Advanced Usage#

Local packages and Git dependencies#

Package sync works with:

  • Locally installed packages, like those installed via pip install -e <some-directory>

  • Python files in your working directory. Any .py files in your working directory will be synced to your remote environment.

  • Packages installed from Git, like those installed via pip install git+ssh://git@github.com/dask/distributed.git@d74f5006.

Note

When installing packages from Git, you may need to add the --use-pep517 flag to pip, like:

pip install git+https://github.com/dask/distributed.git --use-pep517

Without this flag, pip may not record sufficient metadata to tell that the package was installed from Git.

Warning

By default, your compiled local packages are uploaded to a private, Coiled-owned S3 bucket, then downloaded by your cluster. If having a copy of your source code in a Coiled S3 bucket violates your organization’s security policies, you can instead use your own S3 bucket. Reach out to us at support@coiled.io if you’d like to use this option.

Private PyPI URLs#

If you have a private (or other custom) PyPI index_url or extra-index-url, you will need to have it configured in one of the following ways:

  1. Environment variables: PIP_INDEX_URL, PIP_PYPI_URL, or UV_INDEX_URL for the primary index URL; PIP_EXTRA_INDEX_URL or UV_EXTRA_INDEX_URL for extra index URL(s).

  2. A pyproject.toml file in your working directory: in one of the [[tool.poetry.source]], [tool.pixi.pypi-options], or [tool.uv.pip] sections.

  3. A uv.toml file in your working directory: in the [pip] section.

  4. A pixi.toml file in your working directory: in the [pypi-options] section.

  5. Running pip config set 'global.extra-index-url' <URL> or pip config set 'global.index-url' <URL>.

If you usually pass the --extra-index-url or --index-url argument when you run pip install, no record of where the package came from is stored in the environment, so package sync will fail to install it on the cluster.

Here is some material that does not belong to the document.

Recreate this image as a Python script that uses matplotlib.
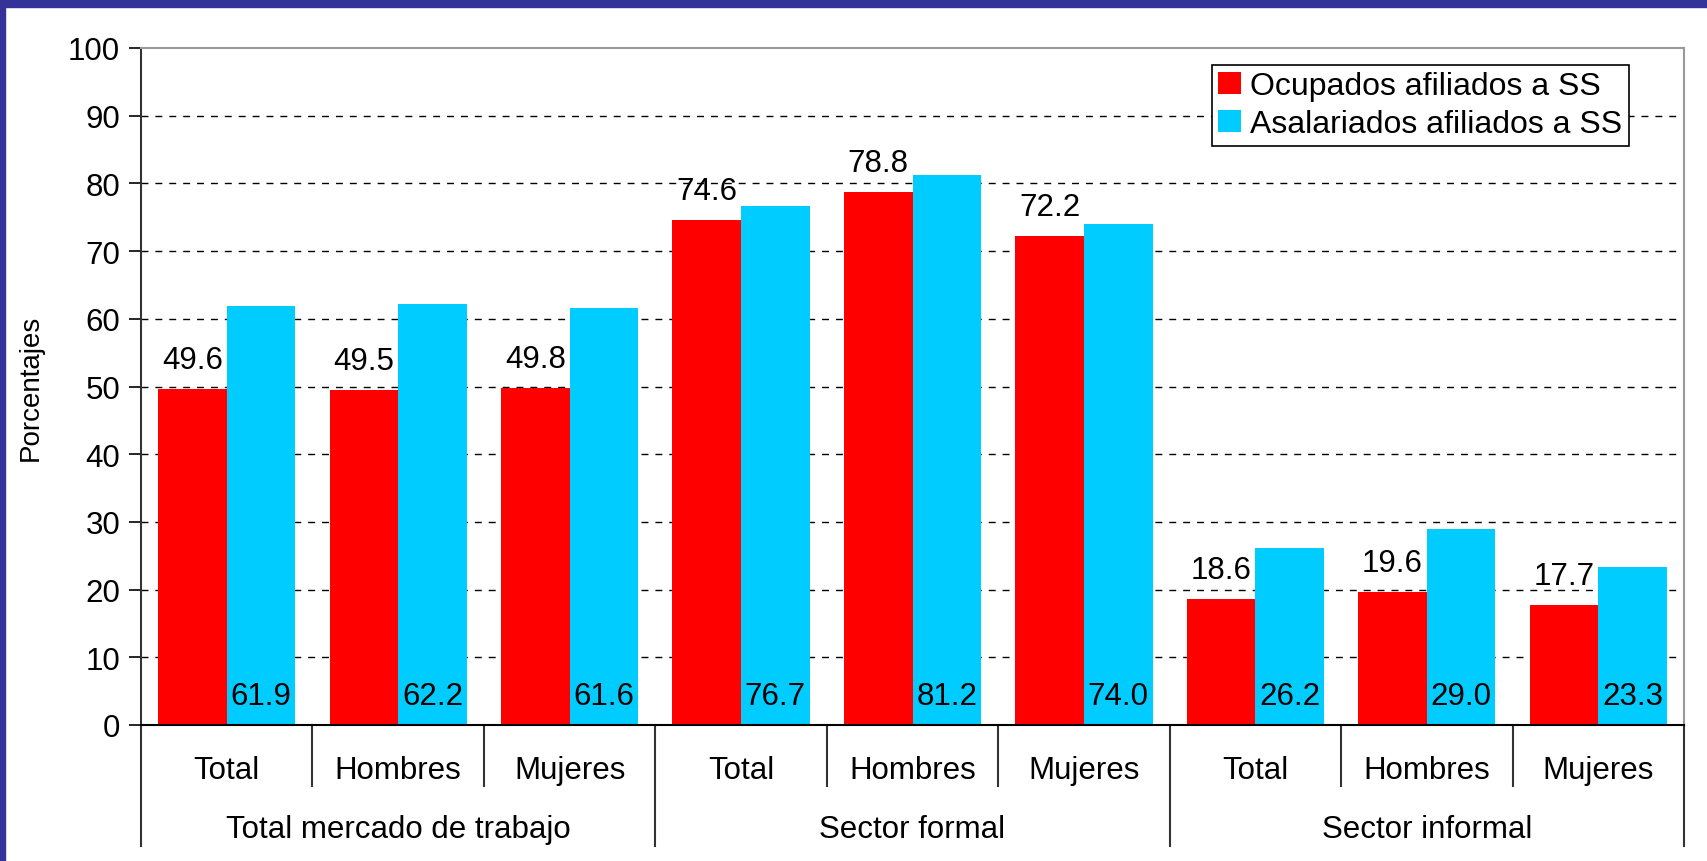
import matplotlib
matplotlib.use("Agg")
import matplotlib.pyplot as plt
from matplotlib.patches import Rectangle
import numpy as np

# ─── data ────────────────────────────────────────────────────────────────────
categories = ["Total", "Hombres", "Mujeres"] * 3
groups = ["Total mercado de trabajo", "Sector formal", "Sector informal"]
ocupados = [49.6, 49.5, 49.8, 74.6, 78.8, 72.2, 18.6, 19.6, 17.7]
asalariados = [61.9, 62.2, 61.6, 76.7, 81.2, 74.0, 26.2, 29.0, 23.3]
series_names = ["Ocupados afiliados a SS", "Asalariados afiliados a SS"]

C_RED = "#FF0000"
C_BLUE = "#00CCFF"
C_FRAME = "#333399"

plt.rcParams["font.family"] = ["Liberation Sans", "DejaVu Sans"]

fig = plt.figure(figsize=(17.07, 8.62), dpi=100)
W, H = 1707, 862

# blue frame along top and left edge
fig.patches.append(Rectangle((0, 1 - 7.5 / H), 1, 7.5 / H, transform=fig.transFigure,
                             color=C_FRAME, zorder=0))
fig.patches.append(Rectangle((0, 0), 5 / W, 1, transform=fig.transFigure,
                             color=C_FRAME, zorder=0))

ax = fig.add_axes([141 / W, 1 - 726 / H, (1684 - 141) / W, (726 - 49) / H])

x = np.arange(len(categories))
bw = 0.4
ax.bar(x - bw / 2, ocupados, bw, color=C_RED, label=series_names[0], zorder=2)
ax.bar(x + bw / 2, asalariados, bw, color=C_BLUE, label=series_names[1], zorder=2)

for xi, v in zip(x, ocupados):
    ax.annotate(f"{v:.1f}", (xi - bw / 2, v), xytext=(0, 10), textcoords="offset points",
                ha="center", va="bottom", fontsize=22.5)
for xi, v in zip(x, asalariados):
    ax.text(xi + bw / 2, 4.3, f"{v:.1f}", ha="center", va="center", fontsize=22.5, zorder=3)

ax.set_xlim(-0.5, len(categories) - 0.5)
ax.set_ylim(0, 100)
ax.set_yticks(range(0, 101, 10))
ax.tick_params(axis="y", labelsize=22.5, length=9, width=1.2, pad=6)
ax.set_xticks([])
for y in range(10, 100, 10):
    ax.axhline(y, color="black", ls=(0, (5, 5)), lw=1, zorder=1)

ax.spines["left"].set_color("#333333")
ax.spines["left"].set_linewidth(1.5)
ax.spines["bottom"].set_color("black")
ax.spines["bottom"].set_linewidth(1.5)
for s in ("top", "right"):
    ax.spines[s].set_color("#999999")
    ax.spines[s].set_linewidth(1.5)

ax.set_ylabel("Porcentajes", fontsize=20)
ax.yaxis.set_label_coords(-0.063, 0.5)

# multi-level category axis
tr = ax.get_xaxis_transform()
for xi, lab in zip(x, categories):
    ax.text(xi, -0.067, lab, transform=tr, ha="center", va="center", fontsize=22.5)
for i, g in enumerate(groups):
    ax.text(3 * i + 1, -0.154, g, transform=tr, ha="center", va="center", fontsize=22.5)
for b in np.arange(-0.5, len(categories), 1.0):
    bottom = -0.178 if (b + 0.5) % 3 == 0 else -0.09
    ax.plot([b, b], [0, bottom], transform=tr, color="#333333", lw=1.5, clip_on=False)

leg = ax.legend(loc="upper left", bbox_to_anchor=(0.694, 0.975), fontsize=23,
                frameon=True, fancybox=False, edgecolor="black", framealpha=1,
                handlelength=0.7, handleheight=0.7, handletextpad=0.3,
                borderpad=0.2, labelspacing=0.25, borderaxespad=0)
leg.get_frame().set_linewidth(1.2)

fig.savefig("out.png", dpi=100)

If you do not want to include the username and password in the URL locally, you can include it in a netrc file, or use keyring credential storage. If you use keyring, we require the keyring package to be installed in your Python environment.

GPUs#

If you don’t have a GPU locally, but would like to use GPUs on your remote cloud VMs, package sync will automatically translate between CPU and GPU versions of commonly used GPU-accelerated packages (like PyTorch, for example). This enables you to drive computations on cloud GPUs from any local hardware. See GPU Software for more details.

Extra conda packages#

If you have conda packages that you would like installed on your cluster that you do not have installed locally (e.g., system packages that are required by your dependencies on Linux), you can list them in the package_sync_conda_extras argument to coiled.Cluster.

This should be used with caution, as it can potentially introduce dependency conflicts, because the dependencies for these packages will also be installed via conda.

Warning

This will not work for “noarch” conda packages, and should only be used for installing packages with platform-specific builds.

Ignoring packages#

If you have packages installed locally that you don’t want synced to the cluster, you can list them in the package_sync_ignore argument to coiled.Cluster. This is generally not needed, though, because package sync installation on the cluster is so fast that installing extra, unused packages has a negligible effect on cluster startup time.

Note that only these exact packages are ignored—their dependencies may still be installed. Additionally, if another package depends on them, they will still be installed.

Cross-platform fuzzing#

When using a macOS or Windows machine to launch clusters (which always run Linux), you may not get exactly the same versions of all packages on the cluster as you have locally. This is because packages sometimes require slightly different dependencies on different platforms, so package sync uses a looser version match with cross-platform clusters. If you have trouble using package sync for cross-platform clusters, we recommend creating a new environment only and installing the packages you need to run.

Mandatory packages#

Package sync will refuse to start a cluster if you don’t have these basic packages for running Dask installed locally:

dask
distributed
tornado
cloudpickle
msgpack

Additionally, package sync ensures that the versions of these packages match exactly with what you have locally, even cross-platform.